New model in store for state sector

16:00, Mar 02 2012

A warning to the public, plain English champions and bewildered civil servants.

Two more examples of impenetrable public service jargon are about to enter the national lexicon: "outcomes" and "outputs".

With the Government poised to deliver its next round of state service reforms, bureaucrats are braced for not just the axe cutting another swath through their jobs.

Those left standing will be the guinea pigs in a radical culture shift.

Prime Minister John Key is to outline National's plans to make the public service more efficient later this month. What is becoming increasingly clear is this is about much more than sacking officials, dumping "policy waffle" and merging IT and payroll departments.

"The state sector could do much better at achieving results," Mr Key cryptically told us in January.


While Mr Key will front the reforms, they are being driven by Finance Minister Bill English – who is deeply committed to remodelling the sector. And no wonder – he pays the bills and it accounts for one third of New Zealand's economy.

Essentially, in a drive that would send Sir Humphrey Appleby into apoplexies, the public service is about to become more flexible.

It's a remarkably simple idea but one that strikes at the very heart of the modern-day civil service. At present individual departments and agencies work on their "outputs" – what they deliver. The social development ministry pays out benefits, Corrections builds more prisons. Annual incentives are set, targets are ticked off and budgets are (usually) met. They work in – excuse the jargon – silos.

By and large "outcomes" – the big picture stuff – are not catered for.

The Ministry of Social Development has already made strides with its Community Link centres, a one-stop shop for social needs – health, housing, education, and employment.

The theory goes that if the standard of living is improved, in the long term the Government has to pay less in benefits, there is less pressure on hospitals, reduced crime means less prisons and the workforce is better educated.

It is achieved by more collaboration among departments, cutting out bureaucratic middlemen, and that political bogeyman: privatisation.

National's risk lies in selling it to the public. So far most folk struggling to keep their head above water are largely unmoved by the prospect of bureaucrats losing their jobs. Especially when they come from the management tier or are high-earning overseas diplomats.

The sweetener for ordinary folks is a virtual public service – being able to apply for driving licences on our smartphones.

But for every gen X-er merrily swiping on their iPhone, there is a frustrated pensioner or ratepayer gritting their teeth as a voice-activated phone line tinnily repeats, "computer says no".

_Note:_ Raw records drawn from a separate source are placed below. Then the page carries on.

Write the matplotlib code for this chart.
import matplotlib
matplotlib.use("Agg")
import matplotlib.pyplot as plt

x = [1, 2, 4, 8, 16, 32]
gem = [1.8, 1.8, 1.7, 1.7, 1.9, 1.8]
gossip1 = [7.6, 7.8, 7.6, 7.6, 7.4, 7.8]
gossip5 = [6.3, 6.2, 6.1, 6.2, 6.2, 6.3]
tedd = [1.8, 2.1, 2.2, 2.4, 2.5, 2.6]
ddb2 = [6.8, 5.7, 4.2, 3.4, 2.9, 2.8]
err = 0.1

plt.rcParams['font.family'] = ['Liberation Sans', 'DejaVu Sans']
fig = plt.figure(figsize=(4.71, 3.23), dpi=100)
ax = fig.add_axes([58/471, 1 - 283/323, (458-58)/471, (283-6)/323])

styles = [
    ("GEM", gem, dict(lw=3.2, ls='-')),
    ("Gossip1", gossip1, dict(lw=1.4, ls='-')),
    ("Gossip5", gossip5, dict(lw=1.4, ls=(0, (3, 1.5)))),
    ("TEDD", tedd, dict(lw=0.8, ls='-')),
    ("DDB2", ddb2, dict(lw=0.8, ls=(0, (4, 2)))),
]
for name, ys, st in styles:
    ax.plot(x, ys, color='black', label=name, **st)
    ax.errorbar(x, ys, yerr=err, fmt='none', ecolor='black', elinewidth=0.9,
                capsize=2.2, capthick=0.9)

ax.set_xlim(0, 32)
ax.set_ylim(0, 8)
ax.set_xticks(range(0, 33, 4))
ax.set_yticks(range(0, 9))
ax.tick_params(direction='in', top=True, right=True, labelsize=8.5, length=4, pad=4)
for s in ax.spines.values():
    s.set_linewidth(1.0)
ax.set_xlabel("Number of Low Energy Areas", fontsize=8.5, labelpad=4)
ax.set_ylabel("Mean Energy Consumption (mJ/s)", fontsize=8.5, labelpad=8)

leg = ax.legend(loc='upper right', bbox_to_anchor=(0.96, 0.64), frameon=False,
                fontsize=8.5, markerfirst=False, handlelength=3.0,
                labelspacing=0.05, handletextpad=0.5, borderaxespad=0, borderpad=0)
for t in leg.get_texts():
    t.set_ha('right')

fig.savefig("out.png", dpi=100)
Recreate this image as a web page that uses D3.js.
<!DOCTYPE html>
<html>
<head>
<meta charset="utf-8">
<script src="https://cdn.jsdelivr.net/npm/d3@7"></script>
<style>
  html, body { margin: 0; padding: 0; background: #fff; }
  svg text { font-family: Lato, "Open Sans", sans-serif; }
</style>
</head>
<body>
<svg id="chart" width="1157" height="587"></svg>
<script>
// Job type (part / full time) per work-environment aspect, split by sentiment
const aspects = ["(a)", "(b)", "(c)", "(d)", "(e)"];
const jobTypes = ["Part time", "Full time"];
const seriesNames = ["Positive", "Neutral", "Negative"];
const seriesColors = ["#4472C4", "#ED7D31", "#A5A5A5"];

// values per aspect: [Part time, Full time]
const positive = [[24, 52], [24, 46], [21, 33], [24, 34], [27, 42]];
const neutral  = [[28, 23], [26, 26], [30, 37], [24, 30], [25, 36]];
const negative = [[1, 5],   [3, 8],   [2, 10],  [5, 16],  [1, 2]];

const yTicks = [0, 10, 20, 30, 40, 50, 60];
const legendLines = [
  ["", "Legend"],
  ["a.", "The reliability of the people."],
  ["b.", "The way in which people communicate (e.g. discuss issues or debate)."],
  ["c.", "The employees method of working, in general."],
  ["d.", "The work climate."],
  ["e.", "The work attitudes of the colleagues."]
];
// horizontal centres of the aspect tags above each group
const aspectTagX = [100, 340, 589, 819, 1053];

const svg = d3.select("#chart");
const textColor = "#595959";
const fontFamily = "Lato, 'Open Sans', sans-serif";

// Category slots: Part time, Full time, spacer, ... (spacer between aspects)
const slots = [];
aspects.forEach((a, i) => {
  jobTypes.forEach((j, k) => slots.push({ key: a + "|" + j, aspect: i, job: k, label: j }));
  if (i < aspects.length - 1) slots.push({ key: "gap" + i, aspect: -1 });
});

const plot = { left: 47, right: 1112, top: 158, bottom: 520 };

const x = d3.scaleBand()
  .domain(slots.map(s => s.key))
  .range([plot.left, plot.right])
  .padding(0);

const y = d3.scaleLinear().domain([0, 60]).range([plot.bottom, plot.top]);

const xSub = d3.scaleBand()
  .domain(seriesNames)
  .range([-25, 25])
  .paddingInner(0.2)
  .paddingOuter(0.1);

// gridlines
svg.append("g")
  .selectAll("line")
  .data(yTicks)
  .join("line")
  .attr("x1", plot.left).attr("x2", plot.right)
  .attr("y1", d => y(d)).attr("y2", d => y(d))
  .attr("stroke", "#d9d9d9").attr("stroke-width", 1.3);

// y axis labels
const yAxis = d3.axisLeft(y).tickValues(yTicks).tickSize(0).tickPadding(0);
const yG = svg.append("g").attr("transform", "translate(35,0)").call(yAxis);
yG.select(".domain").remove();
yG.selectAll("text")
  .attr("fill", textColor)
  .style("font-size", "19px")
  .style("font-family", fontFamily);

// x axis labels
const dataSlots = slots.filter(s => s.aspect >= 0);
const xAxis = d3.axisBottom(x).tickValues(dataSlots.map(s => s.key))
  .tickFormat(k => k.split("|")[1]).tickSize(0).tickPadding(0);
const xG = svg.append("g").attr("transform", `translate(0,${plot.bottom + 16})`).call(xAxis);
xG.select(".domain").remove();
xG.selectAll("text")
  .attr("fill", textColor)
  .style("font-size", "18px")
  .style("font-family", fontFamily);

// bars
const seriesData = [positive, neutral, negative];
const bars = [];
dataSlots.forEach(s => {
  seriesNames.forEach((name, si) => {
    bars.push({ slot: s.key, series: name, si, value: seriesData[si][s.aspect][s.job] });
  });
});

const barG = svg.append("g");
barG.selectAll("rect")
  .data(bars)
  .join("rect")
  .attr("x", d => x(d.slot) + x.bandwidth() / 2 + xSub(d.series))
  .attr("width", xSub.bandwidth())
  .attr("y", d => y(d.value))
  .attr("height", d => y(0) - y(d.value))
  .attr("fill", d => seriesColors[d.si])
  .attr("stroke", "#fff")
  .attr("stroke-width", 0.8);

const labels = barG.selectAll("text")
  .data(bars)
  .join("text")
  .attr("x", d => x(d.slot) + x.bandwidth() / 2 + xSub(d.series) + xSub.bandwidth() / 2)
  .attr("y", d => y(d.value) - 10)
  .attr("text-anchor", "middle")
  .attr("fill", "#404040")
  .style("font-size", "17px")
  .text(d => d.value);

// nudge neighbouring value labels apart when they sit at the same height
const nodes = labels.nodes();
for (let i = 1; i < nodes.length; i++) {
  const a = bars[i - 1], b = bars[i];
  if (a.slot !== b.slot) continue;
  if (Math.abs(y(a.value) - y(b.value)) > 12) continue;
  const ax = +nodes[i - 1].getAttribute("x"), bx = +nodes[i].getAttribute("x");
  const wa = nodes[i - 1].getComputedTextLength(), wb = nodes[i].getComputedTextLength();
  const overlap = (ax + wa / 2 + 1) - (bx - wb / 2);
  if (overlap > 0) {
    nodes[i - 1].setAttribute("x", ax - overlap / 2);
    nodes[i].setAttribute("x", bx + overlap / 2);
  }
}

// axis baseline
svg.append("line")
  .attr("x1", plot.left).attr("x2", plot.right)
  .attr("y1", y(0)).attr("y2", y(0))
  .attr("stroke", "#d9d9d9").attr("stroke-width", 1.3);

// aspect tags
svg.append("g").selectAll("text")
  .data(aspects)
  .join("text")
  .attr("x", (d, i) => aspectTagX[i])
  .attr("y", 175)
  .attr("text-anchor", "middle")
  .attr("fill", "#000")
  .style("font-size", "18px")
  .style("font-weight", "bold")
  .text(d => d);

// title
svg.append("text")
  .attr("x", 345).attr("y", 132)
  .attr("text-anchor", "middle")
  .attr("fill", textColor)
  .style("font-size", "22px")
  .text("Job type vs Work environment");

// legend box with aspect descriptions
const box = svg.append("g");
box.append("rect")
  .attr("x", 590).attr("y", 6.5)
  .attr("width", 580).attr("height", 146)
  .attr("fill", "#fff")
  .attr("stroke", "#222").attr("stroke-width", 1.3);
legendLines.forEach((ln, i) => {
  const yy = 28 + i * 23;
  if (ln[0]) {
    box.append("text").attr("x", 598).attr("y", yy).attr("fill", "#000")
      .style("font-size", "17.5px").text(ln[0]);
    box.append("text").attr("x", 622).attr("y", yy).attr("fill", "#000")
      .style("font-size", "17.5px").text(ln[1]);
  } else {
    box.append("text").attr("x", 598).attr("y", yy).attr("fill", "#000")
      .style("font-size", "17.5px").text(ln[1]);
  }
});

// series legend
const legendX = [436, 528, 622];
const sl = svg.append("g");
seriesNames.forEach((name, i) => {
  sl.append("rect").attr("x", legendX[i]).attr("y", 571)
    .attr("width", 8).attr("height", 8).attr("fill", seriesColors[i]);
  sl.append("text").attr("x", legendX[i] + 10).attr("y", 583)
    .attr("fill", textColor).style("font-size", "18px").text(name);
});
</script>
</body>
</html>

Take away streetfront services and human contact, and add it to job cuts in the health service (as we have already seen in Hawke's Bay, Whanganui and Waikato) and the mood starts to turn sour.

Politically, "outcomes" are a lot more risky than easily measured "outputs"; it takes just one rogue NGO, or one mis-timed question from the Opposition about a taxpayer funded hip-hop scheme or a misappropriation of funds.

Forerunner Whanau Ora has already come under attack for "squandering" taxpayer funds on family reunions. The public has struggled to grasp how Tariana Turia's pet project delivers benefits to those it is meant to help.

Farming out work to private providers when you are sacking public sector workers by the thousand is just fodder for the Opposition.

When the voters can only see cutbacks and reductions – and the promised benefits are intangible and some way off, state sector reform starts to look as appetising as, well, selling off state-owned assets.

To cushion against the public disapproval, the course of this reform and budget cycles have been carefully plotted. Expect to see the jobs' hatchet swing during the next six months. By the time the next election comes around, some of the benefits will be starting to kick in.

National – and in particular Mr English – has also learnt lessons from the dark days of the 1990s, when it gutted the civil service. In areas such as health, housing and social welfare, it has wisely harnessed the expertise of those very groups and NGOs who would be expected to lash out at reforms driven by Tories.

However, from within an already bruised and demoralised state sector painful culture-wide reforms will be met with resistance. For entrenched bureaucrats deeply attached to their processes and individual agencies and departments this is scary stuff. Especially when it is coming from a Government that has trimmed the fat and left them with a heavier workload.

And one which seems happy to hang senior bureaucrats out to dry – as evidenced by Foreign Minister Murray McCully's furious backpedalling on Mfat's cost-saving proposals in Parliament this week.

For this model of public service to work, the political masters need to be hands-off.

In its purest form, we might see super-ministries, although National is shying away from this for the time being. Instead of merging Corrections, police and justice into one monster law and order department, they have established an umbrella board to oversee co-operation.

Which means we are also unlikely to see the logical conclusion of this shift: a much smaller executive.

A half-serious proposal for a seven minister Cabinet was recently floated – and hastily dismissed. National has instead opted for "cluster" ministers – Steven Joyce overseeing economic development, David Carter taking on primary industries.

It will come as no comfort to the thousands of public servants who are the sacrificial lambs to this radical reform, that hanging on to power is really the only "outcome" that drives politicians.